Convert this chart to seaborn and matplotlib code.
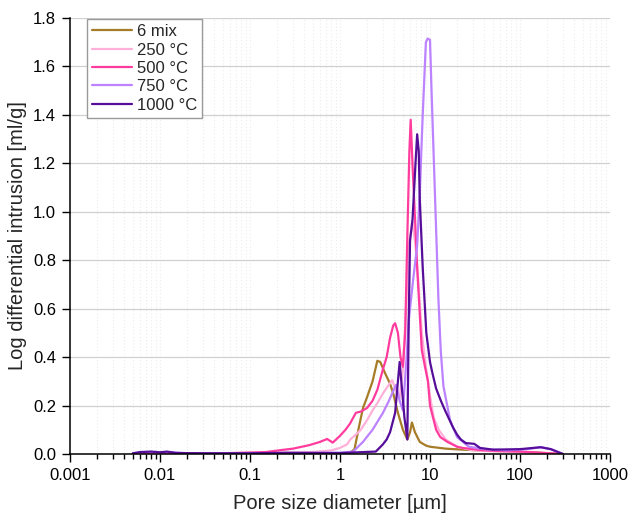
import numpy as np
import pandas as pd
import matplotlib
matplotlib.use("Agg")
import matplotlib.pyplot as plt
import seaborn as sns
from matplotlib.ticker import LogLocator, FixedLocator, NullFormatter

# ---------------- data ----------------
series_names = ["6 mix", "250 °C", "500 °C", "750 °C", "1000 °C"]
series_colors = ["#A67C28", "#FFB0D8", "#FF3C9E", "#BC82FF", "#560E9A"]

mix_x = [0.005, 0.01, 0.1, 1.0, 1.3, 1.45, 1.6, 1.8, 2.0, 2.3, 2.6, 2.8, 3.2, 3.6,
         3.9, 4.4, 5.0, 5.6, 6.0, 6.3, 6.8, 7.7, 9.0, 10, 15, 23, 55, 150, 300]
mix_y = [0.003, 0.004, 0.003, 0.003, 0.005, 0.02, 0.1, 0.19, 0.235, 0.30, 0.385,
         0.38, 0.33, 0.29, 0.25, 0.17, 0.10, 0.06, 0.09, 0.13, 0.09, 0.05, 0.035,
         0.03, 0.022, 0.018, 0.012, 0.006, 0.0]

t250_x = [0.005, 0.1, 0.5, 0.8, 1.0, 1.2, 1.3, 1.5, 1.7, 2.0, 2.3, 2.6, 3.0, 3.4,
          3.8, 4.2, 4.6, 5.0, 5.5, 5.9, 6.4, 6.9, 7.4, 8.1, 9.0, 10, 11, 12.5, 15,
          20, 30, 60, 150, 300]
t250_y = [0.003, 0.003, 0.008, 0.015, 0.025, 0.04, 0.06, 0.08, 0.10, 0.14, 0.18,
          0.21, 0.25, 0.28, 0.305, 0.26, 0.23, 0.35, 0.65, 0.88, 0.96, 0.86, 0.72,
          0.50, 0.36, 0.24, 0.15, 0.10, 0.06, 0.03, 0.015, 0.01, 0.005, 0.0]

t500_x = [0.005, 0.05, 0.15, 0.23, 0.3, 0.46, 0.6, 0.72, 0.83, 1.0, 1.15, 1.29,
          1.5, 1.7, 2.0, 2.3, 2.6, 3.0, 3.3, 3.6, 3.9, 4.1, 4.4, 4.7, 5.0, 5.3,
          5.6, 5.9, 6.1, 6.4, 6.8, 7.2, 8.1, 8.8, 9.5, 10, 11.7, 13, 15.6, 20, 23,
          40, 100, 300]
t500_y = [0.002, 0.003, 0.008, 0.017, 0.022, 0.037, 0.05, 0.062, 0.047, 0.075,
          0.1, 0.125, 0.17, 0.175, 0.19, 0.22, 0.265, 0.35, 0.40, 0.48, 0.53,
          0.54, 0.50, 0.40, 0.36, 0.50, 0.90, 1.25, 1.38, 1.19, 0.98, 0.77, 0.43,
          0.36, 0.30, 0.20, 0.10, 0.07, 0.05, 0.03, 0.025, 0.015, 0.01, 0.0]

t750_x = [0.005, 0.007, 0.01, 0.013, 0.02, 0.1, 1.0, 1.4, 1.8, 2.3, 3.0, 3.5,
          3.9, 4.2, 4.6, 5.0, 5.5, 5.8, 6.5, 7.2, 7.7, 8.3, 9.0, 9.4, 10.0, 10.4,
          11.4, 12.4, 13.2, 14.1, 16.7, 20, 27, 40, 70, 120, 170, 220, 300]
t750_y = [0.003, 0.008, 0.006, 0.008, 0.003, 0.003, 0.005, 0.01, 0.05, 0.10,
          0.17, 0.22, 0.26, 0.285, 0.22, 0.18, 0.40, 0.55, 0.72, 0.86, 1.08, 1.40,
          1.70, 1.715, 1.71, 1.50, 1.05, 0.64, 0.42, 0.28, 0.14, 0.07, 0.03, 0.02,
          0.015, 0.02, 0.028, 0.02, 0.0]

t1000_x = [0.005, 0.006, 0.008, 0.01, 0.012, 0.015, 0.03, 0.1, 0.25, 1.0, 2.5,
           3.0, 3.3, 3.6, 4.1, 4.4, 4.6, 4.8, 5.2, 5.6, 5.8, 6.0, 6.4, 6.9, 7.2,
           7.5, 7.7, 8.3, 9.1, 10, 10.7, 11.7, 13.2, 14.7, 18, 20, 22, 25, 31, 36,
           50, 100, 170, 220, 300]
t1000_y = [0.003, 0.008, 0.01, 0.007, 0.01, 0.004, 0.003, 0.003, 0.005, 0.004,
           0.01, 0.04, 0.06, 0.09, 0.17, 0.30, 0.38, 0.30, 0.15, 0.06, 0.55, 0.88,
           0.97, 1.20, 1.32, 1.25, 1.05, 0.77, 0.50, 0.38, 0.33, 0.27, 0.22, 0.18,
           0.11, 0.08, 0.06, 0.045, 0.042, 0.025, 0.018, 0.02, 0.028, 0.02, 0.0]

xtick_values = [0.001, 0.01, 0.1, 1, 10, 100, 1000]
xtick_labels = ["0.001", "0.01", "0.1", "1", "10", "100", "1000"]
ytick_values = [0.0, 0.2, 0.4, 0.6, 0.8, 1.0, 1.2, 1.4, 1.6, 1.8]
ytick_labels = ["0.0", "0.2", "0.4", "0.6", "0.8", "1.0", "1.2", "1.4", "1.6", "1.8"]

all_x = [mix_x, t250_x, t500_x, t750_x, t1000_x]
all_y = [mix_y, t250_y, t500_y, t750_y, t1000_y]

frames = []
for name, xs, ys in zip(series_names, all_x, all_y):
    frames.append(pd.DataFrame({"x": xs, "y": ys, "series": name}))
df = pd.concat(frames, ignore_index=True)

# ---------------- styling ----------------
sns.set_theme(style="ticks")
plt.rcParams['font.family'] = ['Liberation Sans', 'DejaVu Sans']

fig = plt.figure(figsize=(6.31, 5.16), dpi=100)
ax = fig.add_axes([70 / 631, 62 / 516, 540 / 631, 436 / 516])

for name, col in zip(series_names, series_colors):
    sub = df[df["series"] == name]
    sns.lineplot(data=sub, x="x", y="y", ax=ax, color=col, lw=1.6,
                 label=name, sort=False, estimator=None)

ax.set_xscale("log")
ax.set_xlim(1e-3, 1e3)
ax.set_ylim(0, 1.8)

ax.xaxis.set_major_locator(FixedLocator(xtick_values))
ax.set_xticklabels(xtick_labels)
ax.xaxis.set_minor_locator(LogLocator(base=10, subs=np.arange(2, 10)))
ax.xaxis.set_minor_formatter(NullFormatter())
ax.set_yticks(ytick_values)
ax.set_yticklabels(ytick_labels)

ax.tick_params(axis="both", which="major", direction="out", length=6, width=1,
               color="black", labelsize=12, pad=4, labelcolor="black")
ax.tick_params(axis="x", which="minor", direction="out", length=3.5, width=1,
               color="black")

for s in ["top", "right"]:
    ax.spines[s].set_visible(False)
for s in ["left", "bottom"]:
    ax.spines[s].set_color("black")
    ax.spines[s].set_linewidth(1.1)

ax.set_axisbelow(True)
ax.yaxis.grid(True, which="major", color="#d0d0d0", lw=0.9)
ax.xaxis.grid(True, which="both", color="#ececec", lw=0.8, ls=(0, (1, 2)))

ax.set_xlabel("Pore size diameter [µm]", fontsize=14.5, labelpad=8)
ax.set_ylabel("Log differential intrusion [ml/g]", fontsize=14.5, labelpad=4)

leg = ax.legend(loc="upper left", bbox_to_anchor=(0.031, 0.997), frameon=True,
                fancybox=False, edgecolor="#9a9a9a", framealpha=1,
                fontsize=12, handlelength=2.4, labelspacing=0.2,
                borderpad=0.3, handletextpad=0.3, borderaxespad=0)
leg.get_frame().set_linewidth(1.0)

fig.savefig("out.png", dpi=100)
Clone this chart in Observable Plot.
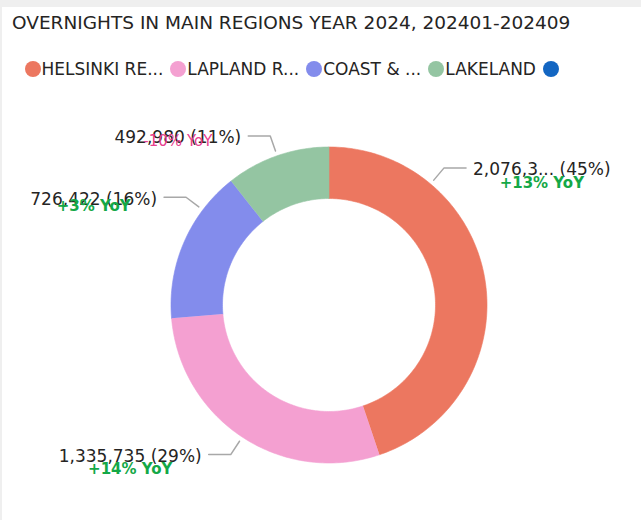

● **Problem to work on**:
Pull out all lines of the data with the string "matplotlib".

● **Exercise output**:
Convert this chart to seaborn and matplotlib code.
import matplotlib
matplotlib.use("Agg")
import matplotlib.pyplot as plt
from matplotlib.ticker import LogLocator, FixedLocator, NullFormatter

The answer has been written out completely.